“AND HIS MOTHER KEPT ALL THESE THINGS IN HER HEART”: MARY, AN EXISTENTIAL SYMBOL OF EPOCHE

SimonMary Asese Aihiokhai

Today, June 8th, 2024, the Catholic Church celebrates the Memorial of the Immaculate Heart of Mary. Interestingly, the Gospel reading focuses on what I would prefer to tag as the Jesus drama at the Temple in Jerusalem. Having been lost for over three days and with frantic mother and father going around town with great desperation looking for their child, when they find him, Jesus gives them what would be considered an arrogant response. Yet, it is not. It is arrogant for those who may not know the hidden truths of the mission of Jesus. But for Mary, Jesus knew exactly that his mother knows his mission and all that he is about. The passage ends with the following words about Mary: “And his mother kept all these things in her heart (Luke 2:51).

One may wonder why such an event ends with such words, and what link do they have with what the Church chooses to celebrate today? When one takes time to read through the gospels carefully and do an analytical hermeneutics on the personality of Mary, one notices something wonderful and yet mysterious about her. Mary embodies what the ancient stoics would refer to as an embodiment of epoche – suspension of judgment. For the stoics, to rush to judgment is to become blind to the wonders and complexities that present themselves through that which is being encountered. To avoid this, one has to learn the virtue of patience and to resist a leap to moralization of that which is being encountered.

From the encounter with Angel Gabriel down to the resurrection of Jesus, Mary embodied the ritualization of the virtue of suspension of judgment and a turn to radical encounter without a leap to making conclusions. This virtue was what was lacking in Peter during the encounter with the Transfiguration. As soon as Peter made a judgement statement, the apparition ended immediately. Also, when Jesus invited Peter to come to him as Jesus walked on the water, Peter made a judgment statement and ended up almost drowning. Jesus had to stretch his hand to him to rescue Peter.

The Memorial of the immaculate Heart of Mary is not simply about the sermonization of a call to purity. We all know that Mary is a symbol of the gift of purity. But this memorial evokes in the consciousness of the Church a call to take seriously the Christian calling to always learn to suspend judgment about others, especially when the judgment will end up diminishing the reputation or life of the one being judged. Too often, Christians, without exception, embody a type of moral deficiency which is conditioned to want to embrace a moral hierarchy of we are better than others. This temptation is most present among ordained men and women or religious leaders. It is the temptation of religious righteousness. Even I who is writing these lines, I am guilty as charged. We see the world through a prism of bias. We make our vision the normative one, and anyone who falls short of our vision, we quickly condemn. We forget that the other is always an infinite gift and embodiment of complexities. The greatest temptation we must all resist is to want to ‘fix’ those we think we need to save. This is how we become the agents of the devil in people’s lives and prevent the Holy Spirit from encountering such persons in a manner that God desires best for them.

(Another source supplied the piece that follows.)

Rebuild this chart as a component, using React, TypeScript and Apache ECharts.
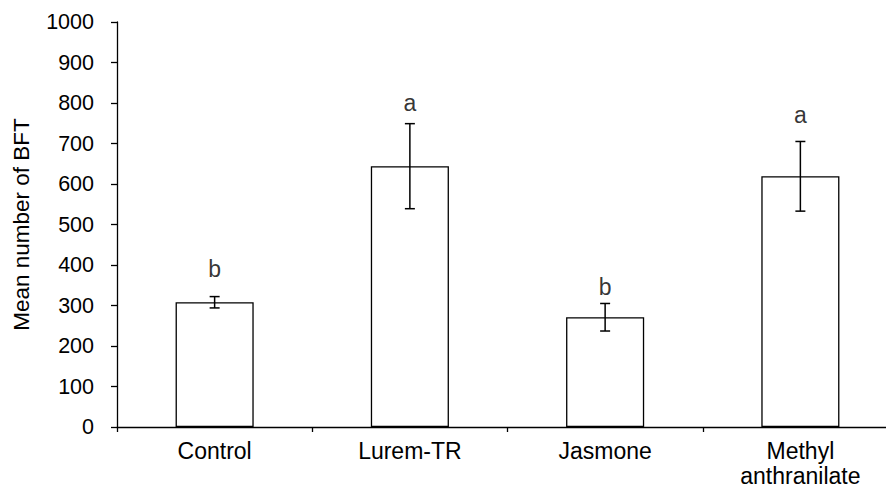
import React, { useEffect, useRef } from "react";
import * as echarts from "echarts";

const categories = ["Control", "Lurem-TR", "Jasmone", "Methyl\nanthranilate"];
const means = [308, 644, 271, 619];
const errors = [14, 105, 34, 86];
const letters = ["b", "a", "b", "a"];
const letterY = [389, 799, 346, 770];

const FONT = "'Liberation Sans', Arial, sans-serif";

export default function App() {
  const ref = useRef<HTMLDivElement>(null);
  useEffect(() => {
    if (!ref.current) return;
    const chart = echarts.init(ref.current, undefined, { renderer: "svg" });
    const errData = means.map((m, i) => [i, m - errors[i], m + errors[i]]);
    chart.setOption({
      animation: false,
      backgroundColor: "#fff",
      textStyle: { fontFamily: FONT, color: "#000" },
      grid: { left: 117, top: 22, bottom: 63, right: 0, containLabel: false, outerBoundsMode: "none" },
      xAxis: {
        type: "category",
        data: categories,
        boundaryGap: true,
        axisLine: { lineStyle: { color: "#000", width: 1.3 } },
        axisTick: { show: true, length: 5, lineStyle: { color: "#000", width: 1.3 } },
        axisLabel: { color: "#000", fontSize: 23, fontFamily: FONT, margin: 11, lineHeight: 25, interval: 0 },
        splitLine: { show: false },
      },
      yAxis: {
        type: "value",
        min: 0,
        max: 1000,
        interval: 100,
        name: "Mean number of BFT",
        nameLocation: "middle",
        nameGap: 84,
        nameTextStyle: { color: "#000", fontSize: 22.5, fontFamily: FONT },
        axisLine: { show: true, lineStyle: { color: "#000", width: 1.3 } },
        axisTick: { show: true, length: 6, lineStyle: { color: "#000", width: 1.3 } },
        axisLabel: { color: "#000", fontSize: 21.5, fontFamily: FONT, margin: 23, formatter: (v: number) => String(v) },
        splitLine: { show: false },
      },
      series: [
        {
          type: "bar",
          data: means,
          barWidth: "40%",
          itemStyle: { color: "#fff", borderColor: "#000", borderWidth: 1.3 },
        },
        {
          type: "custom",
          data: errData,
          renderItem: (params: any, api: any) => {
            const x = api.coord([api.value(0), 0])[0];
            const lo = api.coord([api.value(0), api.value(1)])[1];
            const hi = api.coord([api.value(0), api.value(2)])[1];
            const cap = 5;
            const style = { stroke: "#000", lineWidth: 1.5 };
            return {
              type: "group",
              children: [
                { type: "line", shape: { x1: x, y1: lo, x2: x, y2: hi }, style },
                { type: "line", shape: { x1: x - cap, y1: lo, x2: x + cap, y2: lo }, style },
                { type: "line", shape: { x1: x - cap, y1: hi, x2: x + cap, y2: hi }, style },
              ],
            };
          },
          z: 10,
        },
        {
          type: "scatter",
          symbolSize: 0,
          data: letterY.map((y, i) => [i, y]),
          label: {
            show: true,
            position: "inside",
            formatter: (p: any) => letters[p.dataIndex],
            color: "#000",
            fontSize: 23,
            fontFamily: FONT,
          },
        },
      ],
    });
    return () => chart.dispose();
  }, []);
  return (
    <div style={{ position: "fixed", left: 0, top: 0, width: 886, height: 490, overflow: "hidden", background: "#fff" }}>
      <div ref={ref} style={{ width: 898, height: 490 }} />
    </div>
  );
}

To embody the heart of Mary is to learn to practice a way of being in the world where we allow God to encounter others in and through their own agencies. We show up for them while always creating the space for them to walk on their own feet. This was what Mary did after she found her lost child. She gave him the needed space for him to grow. When he needed her, she was present. But she was never overbearing as most parents are tempted to do.

The heart of Mary can teach our world something that we all need. We live in a world today where the pandemic of ‘fixing’ others reigns supreme. The powerful nations want to fix the so-called weaker nations. They go there and legitimize their greed and virus of exploitation all in the name of fixing. Persons with influence want to ‘fix’ those they believe to be beneath them. They end up cloning and even traumatizing them through their own colonial biases that are intended to perpetuate their own comfort. What the world needs today is a culture of epoche.

The culture of epoche demands that humanity learns again how to encounter without judgment. No one is without fault. No one is without vices. No one is without inconsistencies. Keeping this anthropological truth in mind can help humanity to be kind to itself. A world where epoche reigns supreme will be a world where true healing can occur for all in need of it. It is a world where authentic understanding will reign supreme. It is a world where the words of Jesus to the woman caught in adultery will be validated – Jesus chose to suspend judgment on her and allow her to regain her rightful dignity as a human being and as a woman.

The words of the lukan account in today’s reading is a reminder that the human heart is not meant to be a judging machine. Rather, it is meant to understand, love unconditionally, forgive, rejoice, welcome, and encounter all who are in proximity to it. The heart of Mary is a heart that understands. It is a heart that forgives. It is a heart that loves. It is a heart that weeps. It is a heart that hopes for the good of all.

May the heart of Mary soften our human hearts so that we can end all useless wars in our world. Mary’s heart invites our world to show kindness to those who are poor, those who are houseless, those who are orphans, and those who are sick. Only when they become whole can our world be truly a healthy world.